En principio,
El mal no existe es una película ecologista sobre un pueblo de montaña cuyos vecinos viven en contacto directo con la naturaleza y cubren sus escasas necesidades ayudándose mutuamente, hasta que llega una empresa con un proyecto de turismo neo-rural urbanita que constituye, lo saben, una seria amenaza para el ecosistema. Algo capaz de corromper esa naturaleza virgen y de alterar el equilibrio en favor del puro beneficio económico; aquel que no repercute de modo alguno en los locales, sino en los bolsillos de unos pocos, de esos que no tienen rostro ni dan la cara, ni saben nada de cómo funciona ese mundo rural que aspiran a convertir en un negocio a su medida. Hasta ahí todo bien, expuesto de manera simple y sin muchos matices. Pero esta premisa es solo la superficie de una película misteriosa que hará retorcerse de dolor a los puristas de la narrativa y de los talleres de guion, en la que, como espectadores, nunca llegaremos a hacer pie del todo.
Durante sus primeros compases, un plano nadir avanza sinuoso por el bosque mientras, a cuentagotas, emergen los títulos de crédito, seguido de las rutinas de un señor partiendo troncos, apilándolos tranquilamente y echándose un piti, en riguroso plano sin cortes. Un cine que diríamos contemplativo, muy sugestivo y que evoca a "Stalker" en su inmersión en una atmósfera como encantada.
Más adelante, esto se parece más a lo que es Hamaguchi; un cine de la palabra, otro relato que abunda en rupturas y elipsis, digresiones, onirismo, repeticiones que desconciertan. Una conversación en un coche, sin relación aparente con lo principal, o un viaje que transforma, que de repente humaniza a quienes parecían unos simples cantamañanas desempeñando un papel (de nuevo lo actoral, en cierto modo) y encontrándose el uno al otro... puro placer de filmar a gente hablando y abriéndose sin más, o al menos eso es lo que parece.
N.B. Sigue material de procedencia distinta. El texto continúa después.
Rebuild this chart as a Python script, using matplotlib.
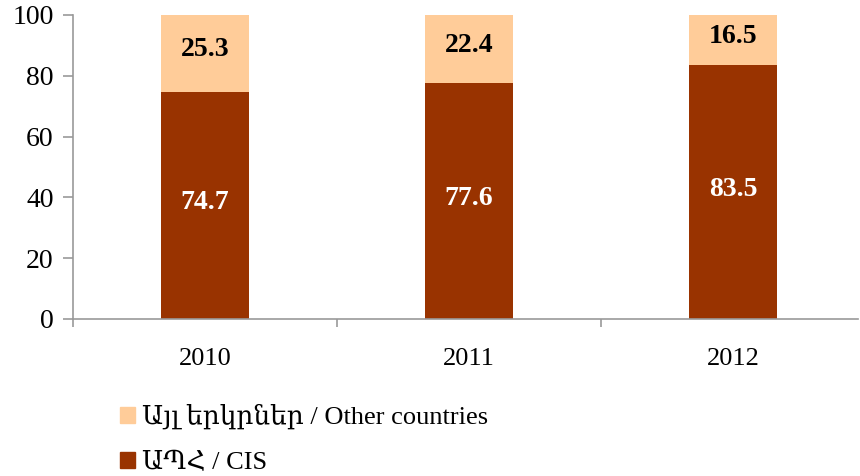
import numpy as np
import matplotlib
matplotlib.use("Agg")
import matplotlib.pyplot as plt
from matplotlib.patches import Patch

plt.rcParams['font.family'] = ['Liberation Serif', 'DejaVu Serif']

years = ["2010", "2011", "2012"]
cis = [74.7, 77.6, 83.5]
other = [25.3, 22.4, 16.5]
cis_label = "ԱՊՀ / CIS"
other_label = "Այլ երկրներ / Other countries"

c_cis = "#993300"
c_other = "#FFCC99"

fig = plt.figure(figsize=(8.6, 4.76), dpi=100)
ax = fig.add_axes([73 / 860, 1 - 319 / 476, (858 - 73) / 860, (319 - 15) / 476])

x = np.arange(len(years))
ax.bar(x, cis, width=0.333, color=c_cis)
ax.bar(x, other, width=0.333, bottom=cis, color=c_other)

for xi, a, b in zip(x, cis, other):
    ax.text(xi, a / 2 + 1, f"{a:.1f}", ha="center", va="center", color="white",
            fontsize=20, fontweight="bold")
    ax.text(xi, a + b / 2 + 1.3, f"{b:.1f}", ha="center", va="center", color="black",
            fontsize=20, fontweight="bold")

ax.set_xlim(-0.5, 2.473)
ax.set_ylim(0, 100)
ax.set_yticks(range(0, 101, 20))
ax.set_xticks(x)
ax.set_xticklabels(years)
ax.set_xticks([-0.5, 0.5, 1.5], minor=True)
ax.tick_params(axis="x", which="major", length=0, pad=21, labelsize=19)
ax.tick_params(axis="x", which="minor", length=6, color="#999999", width=1.2)
ax.tick_params(axis="y", length=7, color="#999999", width=1.2, labelsize=20, pad=7)

for s in ["top", "right"]:
    ax.spines[s].set_visible(False)
for s in ["left", "bottom"]:
    ax.spines[s].set_color("#999999")
    ax.spines[s].set_linewidth(1.2)

handles = [Patch(color=c_other, label=other_label), Patch(color=c_cis, label=cis_label)]
fig.legend(handles=handles, loc="upper left", bbox_to_anchor=(120 / 860, 1 - 404 / 476),
           frameon=False, fontsize=19, handlelength=0.55, handleheight=0.55,
           handletextpad=0.3, labelspacing=0.87, borderpad=0, borderaxespad=0)

fig.savefig("out.png", dpi=100)
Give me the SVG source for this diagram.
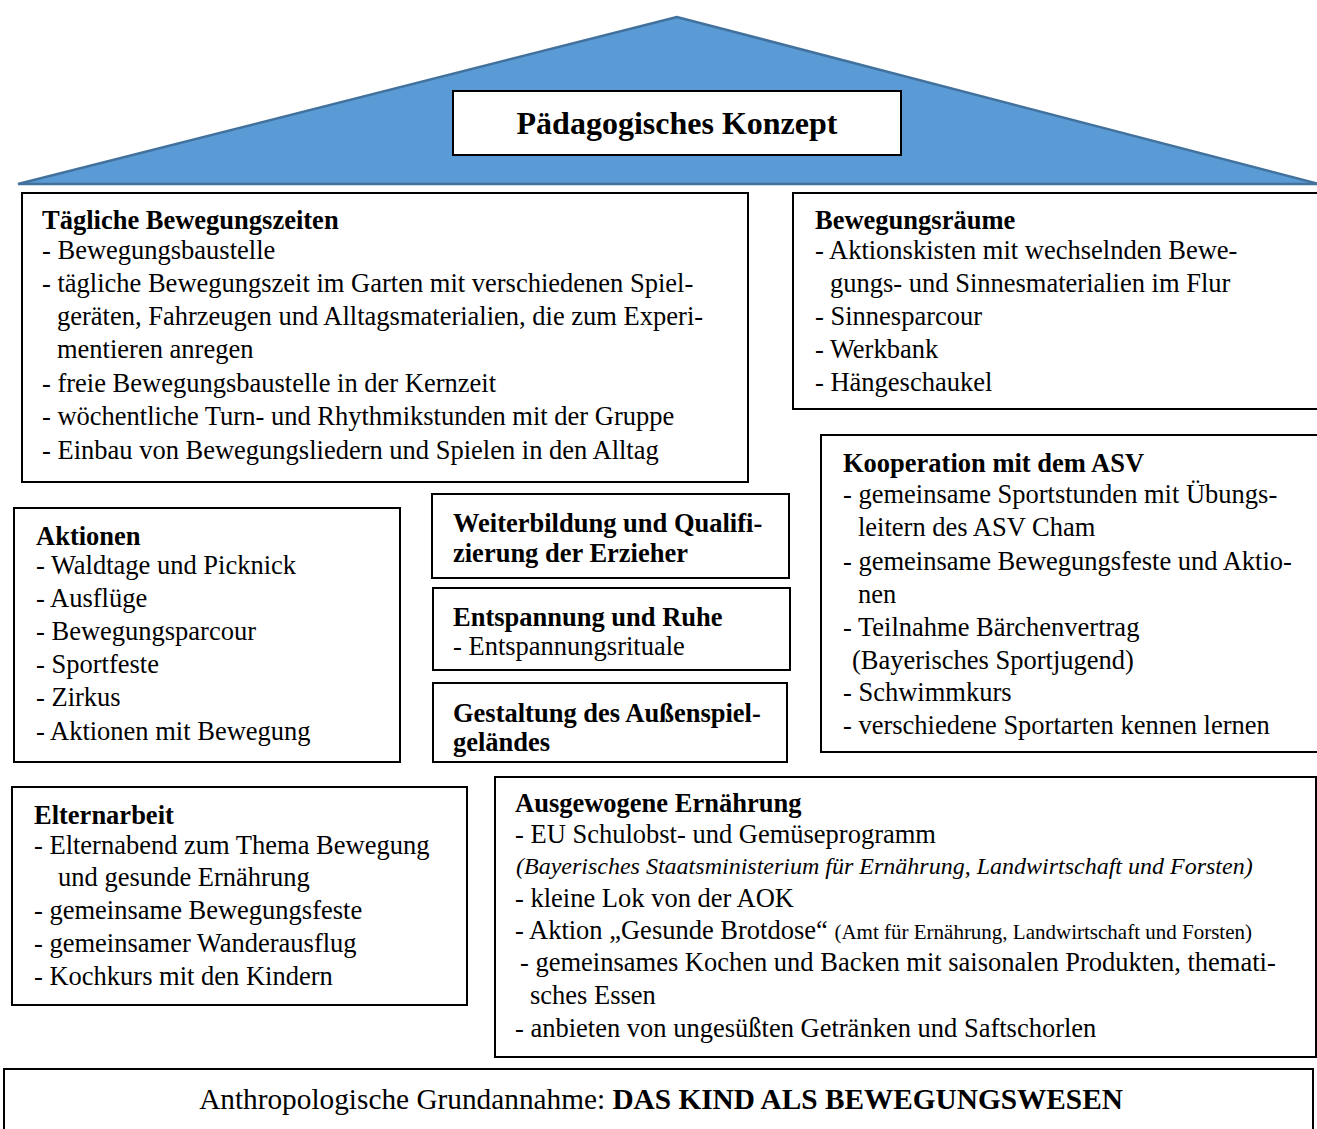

Los opuestos (campo y ciudad, día y noche, animales y humanos…), sin resolución aparente, de algún modo vertebran una propuesta falsamente sencilla, reveladora de una pureza y también de unas zonas de sombra que nadie sospecha que existen. Y sin que falte en el empeño un sentido del humor muy sanote (el descojonante concepto que, en sí mismo, supone eso del “glamping”), la querencia por lo cotidiano de un Ozu, tampoco sus encuadres frontales… pero en simbiosis con otro cine quebrado, discontinuo y que rehúye lo fácil; como lo hace una banda sonora que ocupa un lugar predominante y que incluso se corta con brusquedad, de aliento lírico y al mismo tiempo inclinada a lo atonal.
El tercio final parece un Hanging Rock en Japón, conforme cae la noche, tiene lugar el enigma de una desaparición y una atmósfera entre mágica y turbadora, cargada de premoniciones, se apodera de las imágenes. Se nos pone cara a cara con lo que, a primera vista, parece incomprensible y sin lógica, aunque no por ello menos atroz. El mal no existe, o mejor dicho, sí que existe, pero más bien como consecuencia que sigue a unas causas, a modo de efecto mariposa (aquí ciervo malherido); lo apacible, inescrutable del bosque, de pronto puede revelar la lógica precisa, irracional, de sus contornos más crueles y despiadados.